The results of Iris data set are shown in Table 5. The results are highly consistent with those of Table 3, in which FNNSSO shows the best results for AVE, STD, and classification rate. The significantly improved MSE and classification accuracy of FNNSSO algorithm are noticeable. The results of evolutionary algorithms (especially classification accuracy) are again better than FNNPSO and FNNACO.

The most difficult data sets in terms of dimensionality of learning problems are breast cancer and heart data sets. It may be observed in Tables 6 and 7 that the average and standard deviation of MSE are much better for FNNSSO algorithm This highly proves that the SSO algorithm is suitable for training FNNs due the high dimensional nature of this problem. The high exploration of this algorithm resulted in such a performance on these two challenging data sets. The classification accuracy of this algorithm is also good on these two data sets.

To sum up, the FNNSSO shows superior results compared with FNNGA on the majority of data sets. This is due to high exploration ability of this algorithm. Another behaviour observed is the better results of the evolutionary algorithms compared to the swarm-based optimization techniques employed in this work except SSO. This is because of the recombination operators of evolutionary algorithm which highly promote exploration. Despite this high exploration, the result of this work evidences that SSO algorithm also has a very high exploration.

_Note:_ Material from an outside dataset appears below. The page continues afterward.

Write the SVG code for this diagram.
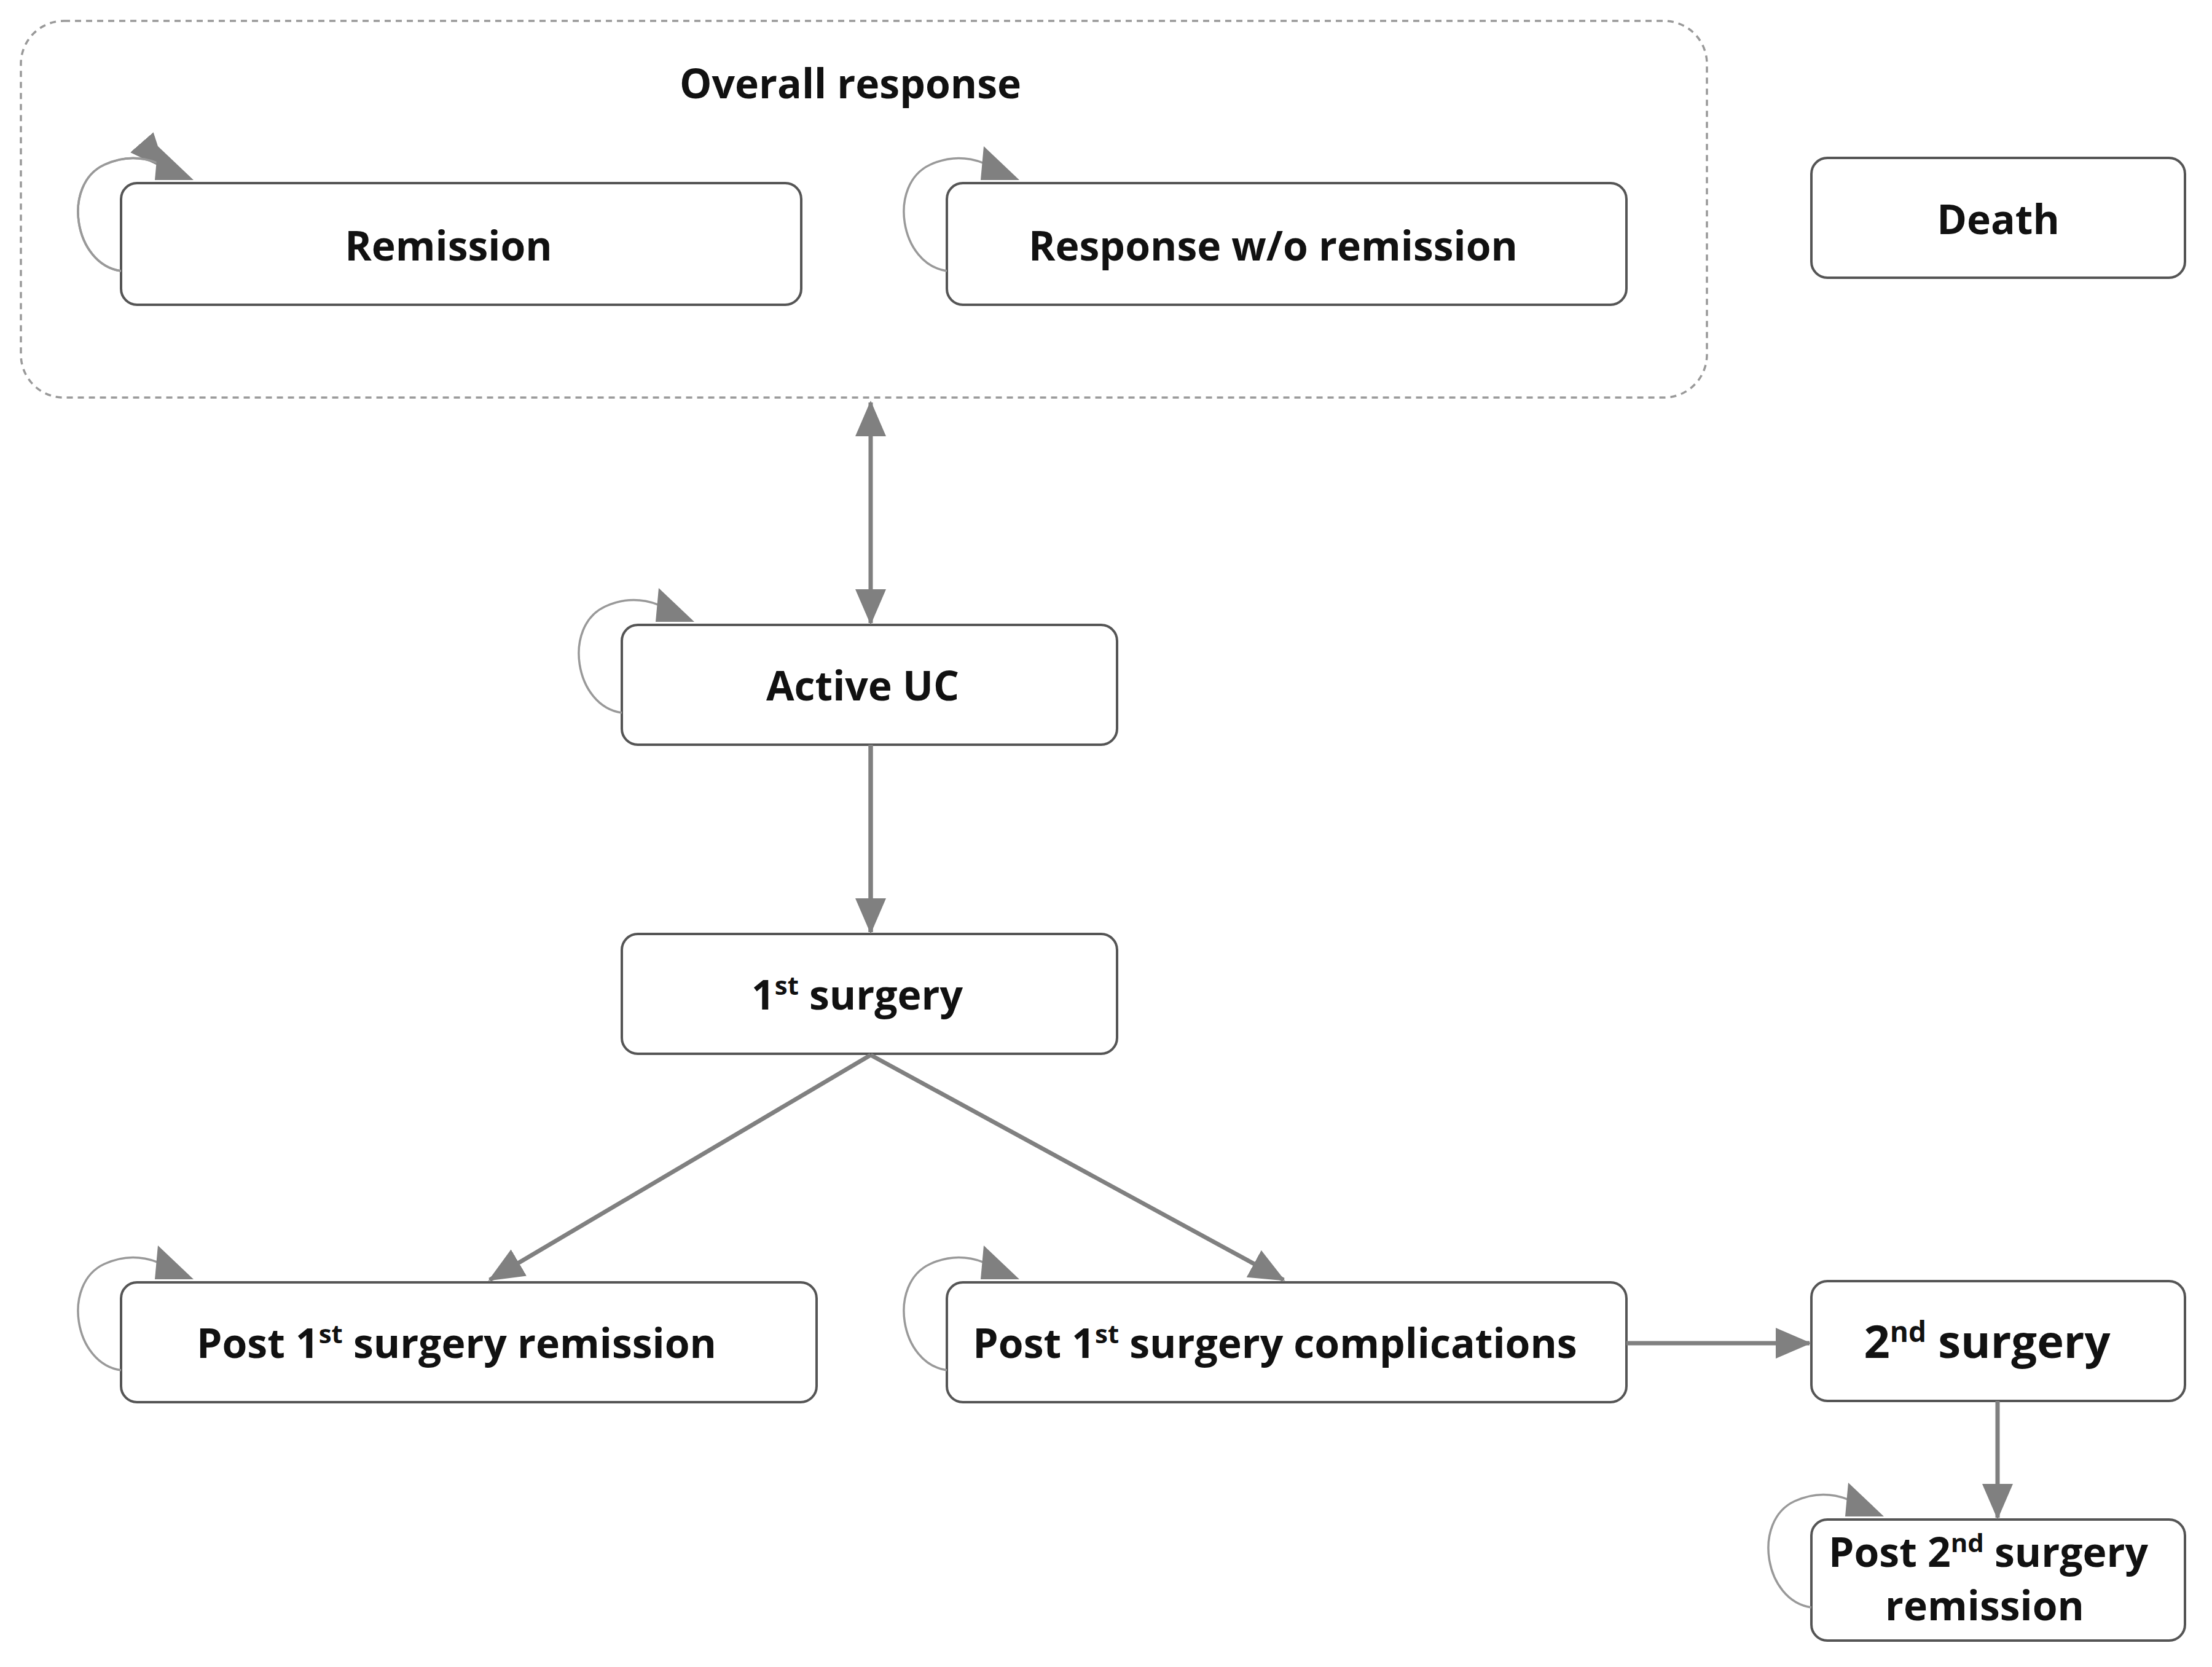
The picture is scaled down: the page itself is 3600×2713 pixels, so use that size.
<svg xmlns="http://www.w3.org/2000/svg" width="3600" height="2713" viewBox="0 0 3600 2713">
<style>
.box{fill:#fff;stroke:#555;stroke-width:4}
.t{font-family:"Open Sans","Liberation Sans",sans-serif;font-weight:bold;font-size:66px;fill:#111;text-anchor:middle}
.c{stroke:#808080;stroke-width:7;fill:none}
.loop{stroke:#999;stroke-width:3.5;fill:none}
.sup{font-size:42px}
</style>
<defs>
<marker id="ah" markerUnits="userSpaceOnUse" markerWidth="60" markerHeight="60" viewBox="0 0 60 60" refX="55" refY="30" orient="auto-start-reverse">
<path d="M0,5 L58,30 L0,55 Z" fill="#808080"/>
</marker>
<path id="lp" d="M0,143 C-77,132 -97,2 -27,-30 C23,-53 63,-33 70,-25" class="loop"/>
</defs>
<rect x="34" y="34" width="2744" height="613" rx="70" fill="none" stroke="#999" stroke-width="3.5" stroke-dasharray="10,8"/>
<text class="t" x="1384" y="160">Overall response</text>
<g id="remission"><rect class="box" x="197" y="298" width="1107" height="198" rx="26"/><text class="t" x="730" y="424">Remission</text></g>
<g id="response"><rect class="box" x="1541" y="298" width="1106" height="198" rx="26"/><text class="t" x="2072" y="424">Response w/o remission</text></g>
<g id="death"><rect class="box" x="2948" y="257" width="608" height="195" rx="26"/><text class="t" x="3252" y="381">Death</text></g>
<g id="activeuc"><rect class="box" x="1012" y="1017" width="806" height="195" rx="26"/><text class="t" x="1404" y="1140">Active UC</text></g>
<g id="surg1"><rect class="box" x="1012" y="1520" width="806" height="195" rx="26"/><text class="t" x="1395" y="1643">1<tspan class="sup" dy="-24">st</tspan><tspan dy="24"> surgery</tspan></text></g>
<g id="post1rem"><rect class="box" x="197" y="2087" width="1132" height="195" rx="26"/><text class="t" x="743" y="2210">Post 1<tspan class="sup" dy="-24">st</tspan><tspan dy="24"> surgery remission</tspan></text></g>
<g id="post1comp"><rect class="box" x="1541" y="2087" width="1106" height="195" rx="26"/><text class="t" x="2075" y="2210">Post 1<tspan class="sup" dy="-24">st</tspan><tspan dy="24"> surgery complications</tspan></text></g>
<g id="surg2"><rect class="box" x="2948" y="2085" width="608" height="195" rx="26"/><text class="t" x="3234" y="2210" style="font-size:74px">2<tspan class="sup" dy="-26" style="font-size:46px">nd</tspan><tspan dy="26"> surgery</tspan></text></g>
<g id="post2rem"><rect class="box" x="2948" y="2473" width="608" height="197" rx="26"/><text class="t" x="3236" y="2550">Post 2<tspan class="sup" dy="-24">nd</tspan><tspan dy="24"> surgery</tspan></text><text class="t" x="3230" y="2637">remission</text></g>
<g id="connectors">
<line class="c" x1="1417" y1="655" x2="1417" y2="1014" marker-start="url(#ah)" marker-end="url(#ah)"/>
<line class="c" x1="1417" y1="1212" x2="1417" y2="1517"/>
<line class="c" x1="1417" y1="1212" x2="1417" y2="1517" marker-end="url(#ah)"/>
<line class="c" x1="1417" y1="1717" x2="797" y2="2083" marker-end="url(#ah)"/>
<line class="c" x1="1417" y1="1717" x2="2089" y2="2083" marker-end="url(#ah)"/>
<line class="c" x1="2647" y1="2186" x2="2945" y2="2186" marker-end="url(#ah)"/>
<line class="c" x1="3251" y1="2280" x2="3251" y2="2470" marker-end="url(#ah)"/>
<use href="#lp" transform="translate(197,298)" marker-end="url(#ah)"/>
<g transform="translate(197,298)"><path d="M0,143 C-77,132 -97,2 -27,-30 C23,-53 63,-33 80,-22" class="loop"/><path d="M60,-60 L118,-5 L55,-5 Z" fill="#808080"/></g>
<g transform="translate(1541,298)"><path d="M0,143 C-77,132 -97,2 -27,-30 C23,-53 63,-33 80,-22" class="loop"/><path d="M60,-60 L118,-5 L55,-5 Z" fill="#808080"/></g>
<g transform="translate(1012,1017)"><path d="M0,143 C-77,132 -97,2 -27,-30 C23,-53 63,-33 80,-22" class="loop"/><path d="M60,-60 L118,-5 L55,-5 Z" fill="#808080"/></g>
<g transform="translate(197,2087)"><path d="M0,143 C-77,132 -97,2 -27,-30 C23,-53 63,-33 80,-22" class="loop"/><path d="M60,-60 L118,-5 L55,-5 Z" fill="#808080"/></g>
<g transform="translate(1541,2087)"><path d="M0,143 C-77,132 -97,2 -27,-30 C23,-53 63,-33 80,-22" class="loop"/><path d="M60,-60 L118,-5 L55,-5 Z" fill="#808080"/></g>
<g transform="translate(2948,2473)"><path d="M0,143 C-77,132 -97,2 -27,-30 C23,-53 63,-33 80,-22" class="loop"/><path d="M60,-60 L118,-5 L55,-5 Z" fill="#808080"/></g>
</g>
</svg>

Another behaviour observed in the results is the better performance of the FNNSSO algorithm on data sets as the difficulty increases. The results show that FNNSSO provide very good results on Iris, cancer, and heart data sets. The number of variables for these data sets to be optimized is 75, 209, and 1081, respectively. This evidences that the SSO algorithm is very good in optimizing high dimensional problems, which again is due to the high exploration of this algorithm. However, the classification accuracies are not as good as local optima avoidance, which is due to the exploitation of the SSO algorithm. Therefore, it seems that exploration of SSO is better that its exploitation, which assist this algorithm to show very high local optima avoidance and reasonable classification accuracy.

6 Conclusion

This work proposed a new training algorithm based on the recently proposed SSO algorithm for FNNs. The vector representation method was chosen to provide SSO with the weights and biases for optimization. The objective function was to minimize the average of MSE on all training samples. The performance of the proposed FNN trainer was benchmarked on five standard classification problems: XOR, balloon, Iris, breast cancer, and heart. The results of the proposed FNNSSO algorithm were compared to five other algorithms in the literature for verification: PSO, ACO, GA, ES, and PBIL. The results showed that the proposed method is very efficient in learning FNN, which is due to exploration and high local optima avoidance of this algorithm. We also observed that the results of FNNSSO were better on the majority of the data sets in terms of classification accuracy. Another finding was the relevancy of the performance of the FNNSSO algorithm and difficulty of the data set in terms of number of features. It was observed that the proposed algorithm outperforms other algorithms in Iris, breast cancer, and heart data sets, which is again due to high exploration of this algorithm. The paper also considered the comparison of other algorithms employed in this work. We found evolutionary algorithms outperformed swarm-based algorithms. The reason was discussed in terms of the intrinsic promotion in exploration using recombinations operators in evolutionary algorithms.

For future work, it is recommended to see the effectiveness of the proposed FNNSSO in training other types of NNs. In addition, methods for improving the exploitation of SSO algorithm are worth studying.